Charlie Hebdo: Stabbing attacks leave two wounded near magazine’s former offices in Paris
Two people have been wounded in a knife attack near the former offices of satirical magazine Charlie Hebdo in Paris.
Police and soldiers were seen flooding into the neighbourhood in the east of France’s capital, near the Richard Lenoir Metro station.
Officers cordoned off the area after a suspect package was noticed nearby, but French radio reported that no explosives were found.
A blade found at the scene was described by police sources as a machete or a meat cleaver.
It was originally reported that four people had been injured in the attack.
French media BFM TV and Le Figaro reported a suspect had been arrested on the steps of the Paris Bastille opera
A City Hall official said schoolchildren in the area were being kept inside.
Prime Minister Jean Castex cut short a visit to a suburb north of Paris to head to the Interior Ministry to follow developments.
Islamist extremists attacked the Charlie Hebdo offices in 2015, killing 12 people.
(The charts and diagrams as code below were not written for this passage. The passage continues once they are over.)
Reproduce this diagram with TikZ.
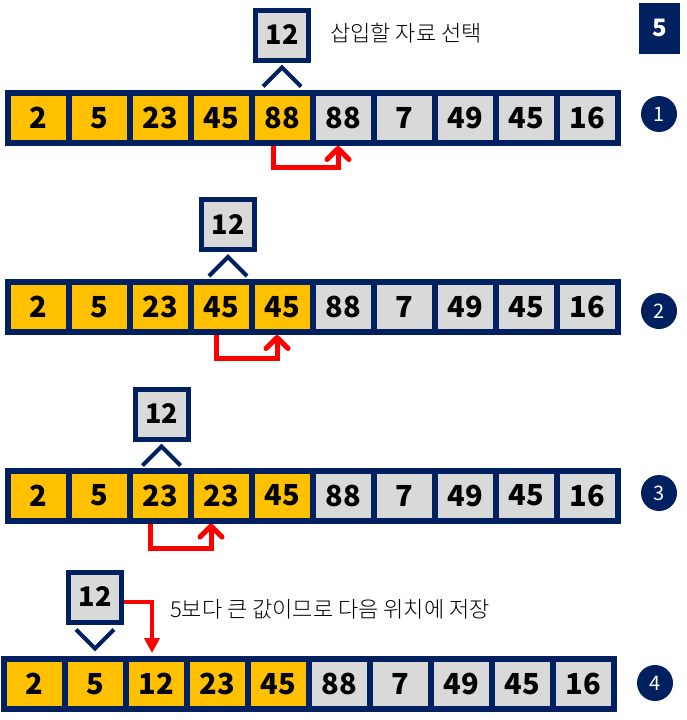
\documentclass[tikz,border=0pt]{standalone}
\usepackage{fontspec}
\setmainfont{Noto Sans CJK KR}
\newfontfamily\thinfont{Noto Sans CJK KR Light}
\usetikzlibrary{arrows.meta}
\definecolor{navy}{RGB}{0,32,96}
\definecolor{cellgold}{RGB}{255,192,0}
\definecolor{cellgrey}{RGB}{217,217,217}
\definecolor{movered}{RGB}{255,0,0}

\begin{document}
\begin{tikzpicture}
[x=1pt,y=-1pt,%
  every node/.style={inner sep=0pt},%
  cell/.style={draw=navy,line width=6pt,minimum width=61pt,minimum height=50pt,
    font=\fontsize{29}{29}\selectfont\bfseries},%
  gold/.style={cell,fill=cellgold},%
  grey/.style={cell,fill=cellgrey},%
  keybox/.style={draw=navy,line width=5pt,fill=cellgrey,minimum width=53pt,
    minimum height=50pt,font=\fontsize{27}{27}\selectfont\bfseries},%
  caret/.style={draw=navy,line width=4pt},%
  moveline/.style={draw=movered,line width=5pt,-{Straight Barb[length=11pt,width=22pt,round]}},%
  stepmark/.style={circle,fill=navy,text=white,minimum size=36pt,
    font=\fontsize{20}{20}\selectfont},%
  note/.style={anchor=west,font=\fontsize{22}{22}\thinfont}]
\useasboundingbox (0,0) rectangle (686,720);
% the four states of the array
\foreach \r/\x/\y/\vals in {1/38.5/118/{2,5,23,45,88,88,7,49,45,16},
    2/38.5/307/{2,5,23,45,45,88,7,49,45,16},
    3/38.5/495.5/{2,5,23,23,45,88,7,49,45,16},
    4/34.5/684/{2,5,12,23,45,88,7,49,45,16}}
  \foreach \v [count=\i] in \vals {
    \ifnum\i<6 \def\s{gold}\else\def\s{grey}\fi
    \node[\s] (r\r c\i) at ({\x+61*(\i-1)},\y) {\v};
  }
% the value being inserted
\node[keybox] (k1) at (282,35) {12};
\node[keybox] (k2) at (228,224.5) {12};
\node[keybox] (k3) at (161.5,414) {12};
\node[keybox] (k4) at (95,597) {12};
\foreach \k in {1,2,3}
  \draw[caret] ([xshift=-19pt,yshift=-24pt]k\k.south) -- ([yshift=-5pt]k\k.south)
    -- ([xshift=19pt,yshift=-24pt]k\k.south);
\draw[caret] ([xshift=-19pt,yshift=-5pt]k4.south) -- ([yshift=-24pt]k4.south)
  -- ([xshift=19pt,yshift=-5pt]k4.south);
% shifts to the right
\draw[moveline] ([xshift=-9.5pt]r1c5.south) -- ++(0,21) -| ([xshift=-5.5pt]r1c6.south);
\draw[moveline] ([xshift=-5.5pt]r2c4.south) -- ++(0,23) -| ([xshift=-5.5pt]r2c5.south);
\draw[moveline] ([xshift=-10.5pt]r3c3.south) -- ++(0,25) -| ([xshift=-10.5pt]r3c4.south);
\draw[draw=movered,line width=4.5pt,-{Triangle[length=15pt,width=15pt]}]
  ([yshift=-5pt]k4.east) -| ([xshift=-4.5pt,yshift=3pt]r4c3.north);
% step numbers
\node[stepmark] (s1) at (659,114) {1};
\node[stepmark] (s2) at (659,311) {2};
\node[stepmark] (s3) at (659,493) {3};
\node[stepmark] (s4) at (655,683) {4};
\node[fill=navy,text=white,minimum width=41pt,minimum height=51pt,
  font=\fontsize{24}{24}\selectfont\bfseries] (part) at (659.5,28) {5};
% notes
\node[note] (t1) at (330,33) {삽입할 자료 선택};
\node[note] (t2) at (170,609) {5보다 큰 값이므로 다음 위치에 저장};
\end{tikzpicture}
\end{document}
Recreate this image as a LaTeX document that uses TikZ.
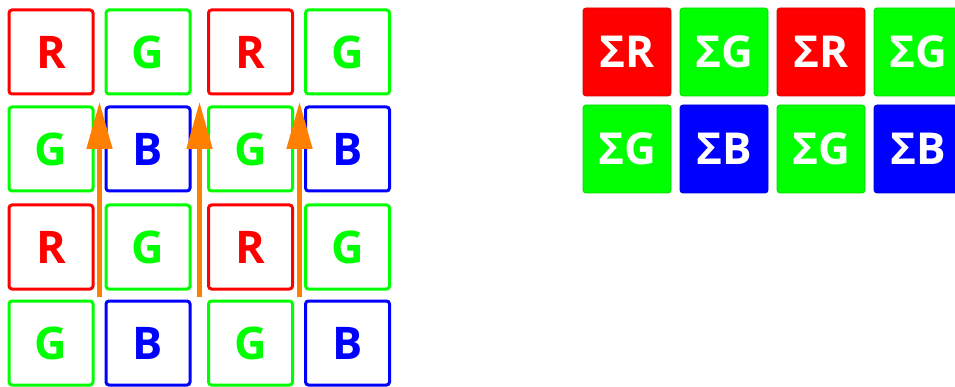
\documentclass[tikz,border=0pt]{standalone}
\usepackage{fontspec}
\setmainfont{Open Sans}
\usetikzlibrary{arrows.meta}
\definecolor{cR}{RGB}{255,0,0}
\definecolor{cG}{RGB}{0,255,0}
\definecolor{cB}{RGB}{0,0,255}
\definecolor{cO}{RGB}{255,127,0}
\tikzset{
  cell/.style={draw=#1, text=#1, line width=3pt, rounded corners=3pt, minimum size=84pt, inner sep=0pt, font=\fontsize{45}{45}\selectfont\bfseries},
  sumcell/.style={fill=#1, draw=#1!85!black, line width=0.8pt, text=white, rounded corners=3pt, minimum size=88pt, inner sep=0pt, font=\fontsize{44}{44}\selectfont\bfseries},
  flow/.style={draw=cO, line width=5pt, -{Triangle[width=25pt,length=47pt]}},
}
\begin{document}
\begin{tikzpicture}[x=1pt,y=-1pt]
\useasboundingbox (0,0) rectangle (955,387);
% left grid
\node[cell=cR] (a11) at (51,52) {R};
\node[cell=cG] (a12) at (148,52) {G};
\node[cell=cR] (a13) at (250.5,52) {R};
\node[cell=cG] (a14) at (347.5,52) {G};
\node[cell=cG] (a21) at (51,149) {G};
\node[cell=cB] (a22) at (148,149) {B};
\node[cell=cG] (a23) at (250.5,149) {G};
\node[cell=cB] (a24) at (347.5,149) {B};
\node[cell=cR] (a31) at (51,247) {R};
\node[cell=cG] (a32) at (148,247) {G};
\node[cell=cR] (a33) at (250.5,247) {R};
\node[cell=cG] (a34) at (347.5,247) {G};
\node[cell=cG] (a41) at (51,343) {G};
\node[cell=cB] (a42) at (148,343) {B};
\node[cell=cG] (a43) at (250.5,343) {G};
\node[cell=cB] (a44) at (347.5,343) {B};
% arrows
\coordinate (s1) at (99.5,297); \coordinate (e1) at (99.5,102);
\coordinate (s2) at (199.5,297); \coordinate (e2) at (199.5,102);
\coordinate (s3) at (299.5,297); \coordinate (e3) at (299.5,102);
\draw[flow] (s1) -- (e1);
\draw[flow] (s2) -- (e2);
\draw[flow] (s3) -- (e3);
% right grid
\node[sumcell=cR] (b11) at (627,52) {ΣR};
\node[sumcell=cG] (b12) at (724,52) {ΣG};
\node[sumcell=cR] (b13) at (821,52) {ΣR};
\node[sumcell=cG] (b14) at (918,52) {ΣG};
\node[sumcell=cG] (b21) at (627,149) {ΣG};
\node[sumcell=cB] (b22) at (724,149) {ΣB};
\node[sumcell=cG] (b23) at (821,149) {ΣG};
\node[sumcell=cB] (b24) at (918,149) {ΣB};
\end{tikzpicture}
\end{document}
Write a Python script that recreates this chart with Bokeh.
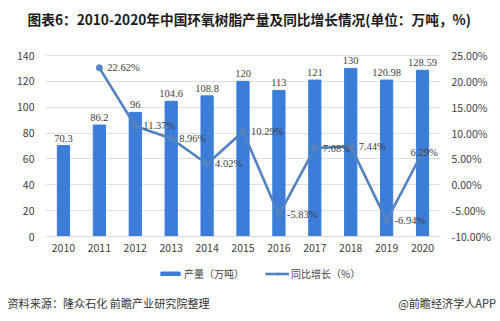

The motive for this attack is unclear, and it is not known whether it is linked to Charlie Hebdo, which has moved its activities out of the area.
The attack comes three weeks after 14 people with suspected links to homegrown Islamist militants who attacked the Charlie Hebdo offices went on trial in Paris.
On the opening day of the trial, the magazine re-ran a series of cartoons depicting the Prophet Mohammed, which Muslims consider blasphemous.
The attackers’ widows are scheduled to testify this afternoon.